Frequently Asked Questions (FAQ)

Q: What is the main difference between Geometric Mean and Arithmetic Mean?

A: The Arithmetic Mean is a simple average (sum of values divided by count) and is best for independent events. The Geometric Mean is a compounded average (nth root of the product of growth factors) and is best for sequential, dependent events like investment returns, where compounding matters. The Geometric Mean will always be less than or equal to the Arithmetic Mean for varying positive numbers.

Q: When should I use the Geometric Mean instead of the Arithmetic Mean?

A: Use the Geometric Mean when calculating average rates of change over multiple periods, such as average annual investment returns, population growth rates, or sales growth. It provides a more accurate representation of the true compounded growth. Use the Arithmetic Mean for simple averages of independent data points, like average height or average test scores.

Q: Can the Geometric Mean be negative?

A: Yes, the Geometric Mean can be negative if the cumulative product of (1 + Rᵢ) is less than 1, indicating an overall loss over the entire period. For example, if an investment loses money overall, its Geometric Mean return will be negative.

Q: What happens if one of my returns is -100%?

A: If any single return is -100% (meaning the investment lost all its value), the corresponding growth factor (1 + Rᵢ) becomes 0. Since the Geometric Mean involves multiplying all growth factors, a single 0 will make the entire product 0, resulting in a Geometric Mean of -100%. This accurately reflects that if you lose all your money in one period, your overall average return is -100%.

Q: Is the Geometric Mean the same as CAGR (Compound Annual Growth Rate)?

A: Yes, the Geometric Mean is essentially the same concept as the Compound Annual Growth Rate (CAGR) when applied to a series of annual returns. CAGR is a specific application of the Geometric Mean to calculate the smoothed annual growth rate of an investment over a specified period, assuming the profits are reinvested at the end of each period.

Q: Why is the Geometric Mean considered a better measure for investment performance?

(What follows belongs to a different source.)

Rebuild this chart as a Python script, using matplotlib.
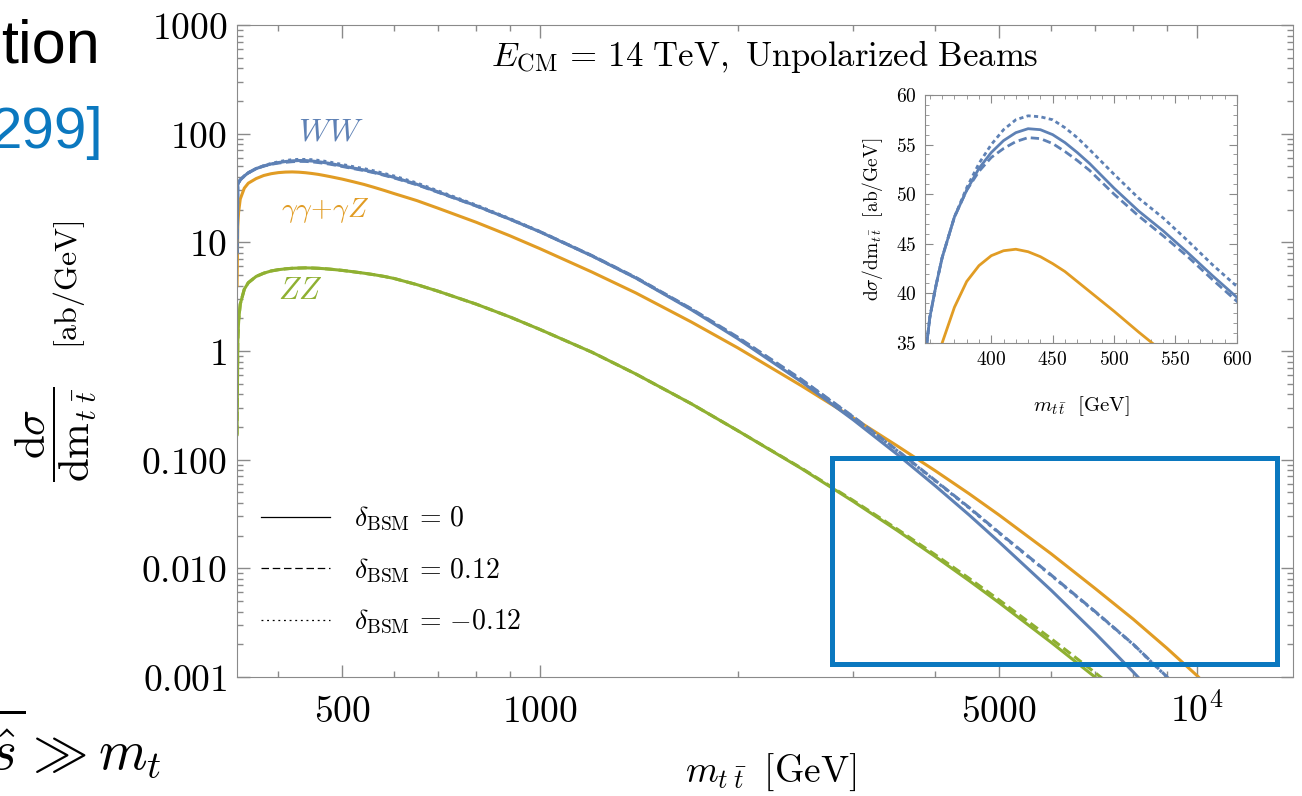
import matplotlib
matplotlib.use("Agg")
import matplotlib.pyplot as plt
from matplotlib.lines import Line2D
from matplotlib.patches import Rectangle
from matplotlib.ticker import FixedLocator, NullFormatter

plt.rcParams["mathtext.fontset"] = "cm"
plt.rcParams["font.family"] = ["DejaVu Serif"]

# ---- values: m_tt [GeV] vs dsigma/dm [ab/GeV] ----
m_tt = [346.1, 347, 348, 350, 355, 360, 370, 380, 390, 400, 410, 420, 430, 440, 450,
        460, 470, 480, 500, 520, 540, 560, 580, 600, 650, 700, 800, 900, 1000, 1200,
        1400, 1700, 2000, 2500, 3000, 3500, 4000, 4500, 5000, 6000, 7000, 8000, 9000,
        10000, 11000]

# W W fusion, delta_BSM = 0 / +0.12 / -0.12
ww_sm = [8, 34, 35.5, 37.6, 40.8, 43.6, 47.7, 50.4, 52.6, 54.2, 55.4, 56.2, 56.6, 56.5,
         56.0, 55.2, 54.2, 53.1, 50.6, 48.3, 46.3, 44.1, 41.8, 39.6, 34.2, 29.1, 21.7,
         16.35, 12.5, 7.5, 4.69, 2.40, 1.30, 0.522, 0.232, 0.1116, 0.0572, 0.0310,
         0.01745, 0.00628, 0.00253, 0.00111, 0.000515, 0.000252, 0.000129]
ww_plus = [8, 34, 35.5, 37.6, 40.8, 43.6, 47.7, 50.4, 52.3, 53.7, 54.6, 55.3, 55.7, 55.6,
           55.1, 54.3, 53.4, 52.4, 50.0, 47.8, 45.8, 43.7, 41.4, 39.2, 33.9, 28.9, 21.6,
           16.35, 12.54, 7.56, 4.75, 2.45, 1.34, 0.548, 0.248, 0.1216, 0.0641, 0.0363,
           0.0213, 0.00867, 0.00400, 0.00200, 0.001004, 0.000517, 0.000277]
ww_minus = [8, 34, 35.5, 37.6, 40.8, 43.6, 47.7, 50.65, 53.1, 55.0, 56.5, 57.5, 57.9, 57.8,
            57.5, 56.7, 55.7, 54.5, 52.0, 49.6, 47.6, 45.3, 42.9, 40.7, 35.1, 29.7, 22.0,
            16.5, 12.56, 7.52, 4.71, 2.43, 1.33, 0.543, 0.246, 0.1205, 0.0635, 0.0360,
            0.0211, 0.00860, 0.00397, 0.00199, 0.000999, 0.000514, 0.000276]
# gamma gamma + gamma Z
aa_sm = [4, 14, 19, 25, 31.5, 35, 38.6, 41.2, 42.8, 43.8, 44.3, 44.45, 44.2, 43.7, 43.0,
         42.2, 41.2, 40.2, 38.2, 36.1, 34.1, 32.0, 30.0, 28.1, 24.2, 20.6, 15.3, 11.5,
         8.75, 5.33, 3.42, 1.85, 1.07, 0.479, 0.2417, 0.1336, 0.0788, 0.0486, 0.0309,
         0.0136, 0.00652, 0.0034, 0.00184, 0.00103, 0.00058]
# Z Z fusion, delta_BSM = 0 / +0.12
zz_sm = [0.17, 1.2, 1.9, 2.7, 3.7, 4.25, 4.85, 5.2, 5.45, 5.6, 5.7, 5.77, 5.8, 5.82, 5.8,
         5.77, 5.72, 5.66, 5.52, 5.36, 5.2, 5.03, 4.85, 4.65, 4.08, 3.55, 2.70, 2.06,
         1.58, 0.975, 0.614, 0.327, 0.185, 0.0829, 0.0412, 0.02225, 0.01278, 0.0077,
         0.00482, 0.00208, 0.000995, 0.00051, 0.00027, 0.00015, 0.00008]
zz_plus = [0.17, 1.2, 1.9, 2.7, 3.7, 4.25, 4.85, 5.2, 5.45, 5.6, 5.7, 5.77, 5.8, 5.82, 5.8,
           5.77, 5.72, 5.66, 5.52, 5.36, 5.2, 5.03, 4.85, 4.65, 4.08, 3.55, 2.70, 2.06,
           1.58, 0.975, 0.614, 0.327, 0.185, 0.0837, 0.0420, 0.0229, 0.01329, 0.00809,
           0.00511, 0.00225, 0.001095, 0.000571, 0.000308, 0.000171, 0.0000912]

x_ticks = [500, 1000, 5000, 10000]
x_labels = ["$500$", "$1000$", "$5000$", "$10^4$"]
x_minor = [400, 600, 700, 800, 900, 2000, 3000, 4000, 6000, 7000, 8000, 9000]
y_ticks = [1000, 100, 10, 1, 0.1, 0.01, 0.001]
y_labels = ["$1000$", "$100$", "$10$", "$1$", "$0.100$", "$0.010$", "$0.001$"]
inset_xticks = [400, 450, 500, 550, 600]
inset_yticks = [35, 40, 45, 50, 55, 60]

c_ww = "#5e81b5"
c_aa = "#e19c24"
c_zz = "#8fb032"
c_frame = "#8a8a8a"
c_slide = "#0b78bf"

fig = plt.figure(figsize=(13.02, 7.96), dpi=100)
ax = fig.add_axes([0.1820, 0.1495, 0.8111, 0.8191])

lw = 2.2
ax.plot(m_tt, zz_sm, color=c_zz, lw=lw)
ax.plot(m_tt, zz_plus, color=c_zz, lw=lw, ls=(0, (3, 1.5)))
ax.plot(m_tt, aa_sm, color=c_aa, lw=lw)
ax.plot(m_tt, ww_minus, color=c_ww, lw=lw, ls=(0, (1, 1.3)))
ax.plot(m_tt, ww_plus, color=c_ww, lw=lw, ls=(0, (3, 1.5)))
ax.plot(m_tt, ww_sm, color=c_ww, lw=lw)

ax.set_xscale("log")
ax.set_yscale("log")
ax.set_xlim(346, 14000)
ax.set_ylim(0.001, 1000)
ax.set_xticks(x_ticks, labels=x_labels)
ax.xaxis.set_minor_locator(FixedLocator(x_minor))
ax.xaxis.set_minor_formatter(NullFormatter())
ax.set_yticks(y_ticks, labels=y_labels)
ax.tick_params(which="both", direction="in", top=True, right=True, color=c_frame,
               labelsize=27)
ax.tick_params(axis="y", pad=7)
ax.tick_params(axis="x", pad=12)
ax.tick_params(which="major", length=9, width=1)
ax.tick_params(which="minor", length=4.5, width=1)
for s in ax.spines.values():
    s.set_color(c_frame)

ax.text(0.5, 0.952, r"$E_{\mathrm{CM}}\,=\,14\ \mathrm{TeV,\ Unpolarized\ Beams}$",
        transform=ax.transAxes, ha="center", va="center", fontsize=25)
ax.text(0.089, 0.836, "$WW$", transform=ax.transAxes, color=c_ww, fontsize=23,
        ha="center", va="center")
ax.text(0.084, 0.716, r"$\gamma\gamma\!+\!\gamma Z$", transform=ax.transAxes,
        color=c_aa, fontsize=20, ha="center", va="center")
ax.text(0.060, 0.593, "$ZZ$", transform=ax.transAxes, color=c_zz, fontsize=22,
        ha="center", va="center")

handles = [Line2D([], [], color="k", lw=0.9),
           Line2D([], [], color="k", lw=0.9, ls=(0, (6, 3))),
           Line2D([], [], color="k", lw=0.9, ls=(0, (1.5, 3)))]
labels = [r"$\delta_{\mathrm{BSM}}\,=\,0$", r"$\delta_{\mathrm{BSM}}\,=\,0.12$",
          r"$\delta_{\mathrm{BSM}}\,=\,{-0.12}$"]
ax.legend(handles, labels, loc="center left", bbox_to_anchor=(0.012, 0.163),
          borderaxespad=0, frameon=False, fontsize=20, handlelength=2.5,
          handletextpad=0.85, labelspacing=0.85)

# inset with the peak region
ins = fig.add_axes([0.7104, 0.5691, 0.2396, 0.3116])
ins.plot(m_tt, aa_sm, color=c_aa, lw=2.0)
ins.plot(m_tt, ww_minus, color=c_ww, lw=2.0, ls=(0, (1.5, 1.2)))
ins.plot(m_tt, ww_plus, color=c_ww, lw=2.0, ls=(0, (3, 1.5)))
ins.plot(m_tt, ww_sm, color=c_ww, lw=2.0)
ins.set_xlim(346, 600)
ins.set_ylim(35, 60)
ins.set_xticks(inset_xticks, labels=[f"${v}$" for v in inset_xticks])
ins.set_yticks(inset_yticks, labels=[f"${v}$" for v in inset_yticks])
ins.xaxis.set_minor_locator(FixedLocator(list(range(350, 600, 10))))
ins.yaxis.set_minor_locator(FixedLocator([v for v in range(35, 61) if v % 5]))
ins.tick_params(which="both", direction="in", top=True, right=True, color=c_frame,
                labelsize=14, pad=6)
ins.tick_params(which="major", length=6)
ins.tick_params(which="minor", length=3)
for s in ins.spines.values():
    s.set_color(c_frame)
ins.set_xlabel(r"$m_{t\,\bar{t}}\ \ [\mathrm{GeV}]$", fontsize=15, labelpad=18)
ins.set_ylabel(r"$\mathrm{d}\sigma/\mathrm{dm}_{t\,\bar{t}}\ \ [\mathrm{ab/GeV}]$",
               fontsize=14, labelpad=8)

# axis labels of the main plot
fig.text(0.592, 0.030, r"$m_{t\;\bar{t}}\;\;[\mathrm{GeV}]$", ha="center",
         va="center", fontsize=27)
fig.text(0.043, 0.455, r"$\dfrac{\mathrm{d}\sigma}{\mathrm{dm}_{t\;\bar{t}}}$",
         ha="center", va="center", rotation=90, fontsize=31)
fig.text(0.053, 0.642, r"$[\mathrm{ab/GeV}]$", ha="center", va="center",
         rotation=90, fontsize=23)

# slide fragments around the plot
fig.text(0.077, 0.921, "tion", ha="right", va="baseline", fontsize=44,
         family=["Liberation Sans", "DejaVu Sans"])
fig.text(0.079, 0.814, "299]", ha="right", va="baseline", fontsize=42,
         family=["Liberation Sans", "DejaVu Sans"], color=c_slide)
fig.text(0.124, 0.033, r"$\sqrt{\hat{s}} \gg m_t$", ha="right", va="baseline",
         fontsize=40)

fig.patches.append(Rectangle((0.639, 0.1658), 0.3418, 0.2594, transform=fig.transFigure,
                             fill=False, edgecolor=c_slide, lw=3.6, zorder=10))

fig.savefig("out.png", dpi=100, facecolor="white")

A: It’s considered better because it accounts for the compounding effect. Investment returns are not independent; the return in one period affects the base for the next period’s return. The Geometric Mean reflects the actual rate at which an initial investment would have grown to its final value, assuming returns were constant each period.

Q: Does the order of returns matter for the Geometric Mean?

A: No, the mathematical result of the Geometric Mean is independent of the order in which the returns occur. For example, returns of [10%, -5%, 20%] will yield the same Geometric Mean as [-5%, 20%, 10%]. However, the actual dollar value of your portfolio at any given point in time *will* be affected by the order of returns.

Q: What are the limitations of the Geometric Mean?

A: Its main limitation is that it cannot be calculated if any of the (1 + Rᵢ) terms are negative or zero, which happens if a return is less than or equal to -100%. While our calculator handles -100% by returning -100%, it’s important to understand the mathematical constraint. It also doesn’t provide insight into the volatility or risk of the investment, only the average return.